Chiluba’s behaviour was more imperialist than the people he is calling all sorts of names today. He did not care about our people. Even now, if you listen to Chiluba, he doesn’t talk about the people and their plight, their problems. It’s all about himself and his right to steal with impunity. Wherever Chiluba goes – be it at a church service or a funeral – all he talks about is himself and how his declaration of Zambia as a Christian nation protects him from responsibility for the thefts he engaged in. To him, the declaration of Zambia as a Christian nation is a magic chant similar to abracadabra which mysteriously cleans him of all moral responsibility for his many evil acts. This is incredible thinking. But this is what Chiluba is – an incredibly shameless thief. It is difficult to imagine how this extremely selfish and greedy individual managed to be at the helm of our country for 10 years.
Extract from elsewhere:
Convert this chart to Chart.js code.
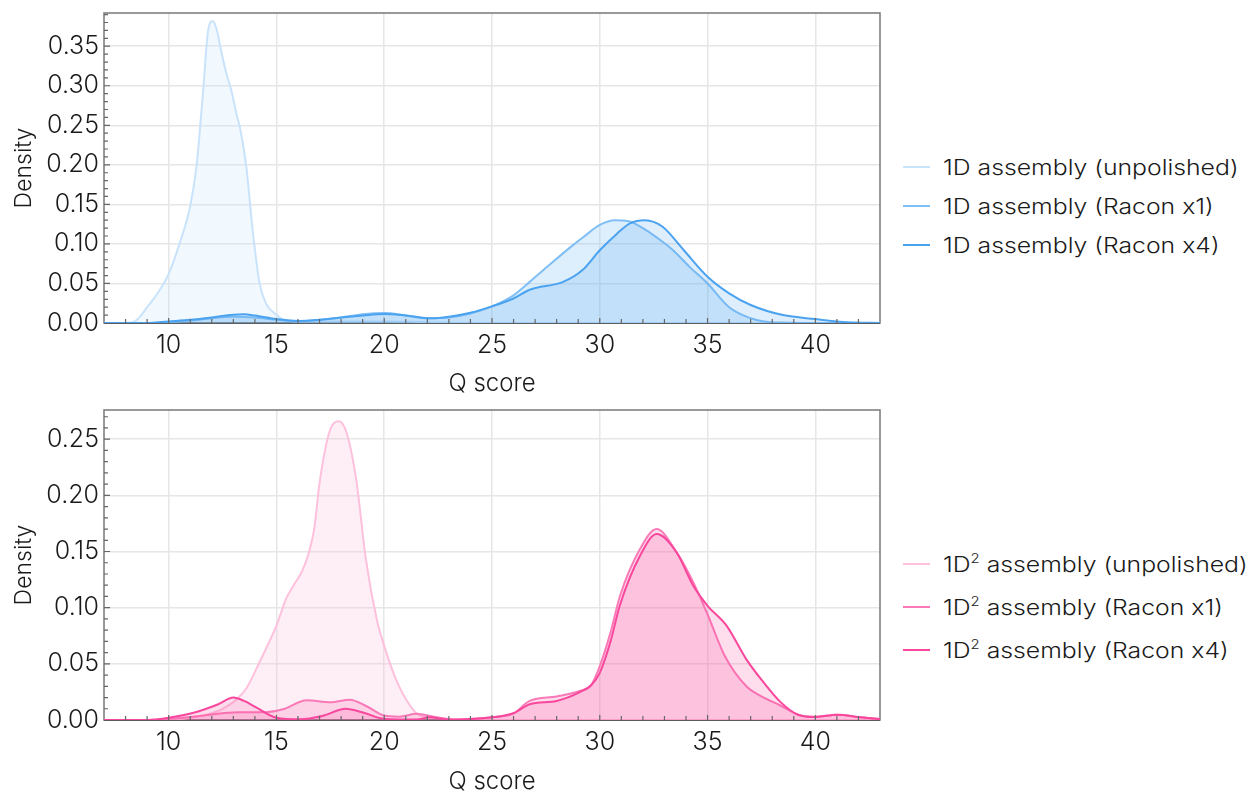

It is difficult to imagine that someone with any amount of political experience can turn the defence and laundering of Chiluba’s corrupt image into official government policy. What good this is supposed to do for them is impossible to discern when thinking rationally. This is really what it means to allow Zambian politics to be relegated to trivialities, chosen precisely because they salve the consciences of the corrupt and powerful and conceal the plight of the poor and powerless. It’s really difficult to understand how any decent government can turn the defence of a criminal, a lazo who has unquestionably been found wanting into a government policy financed by the same poor taxpayers whose money he stole. This is why we call them charlatans – fake experts.

Calling donors names will not change the truth of what is on the ground. The donors have a moral duty to voice their misgivings on the abuse of their taxpayers’ resources by our irresponsible government.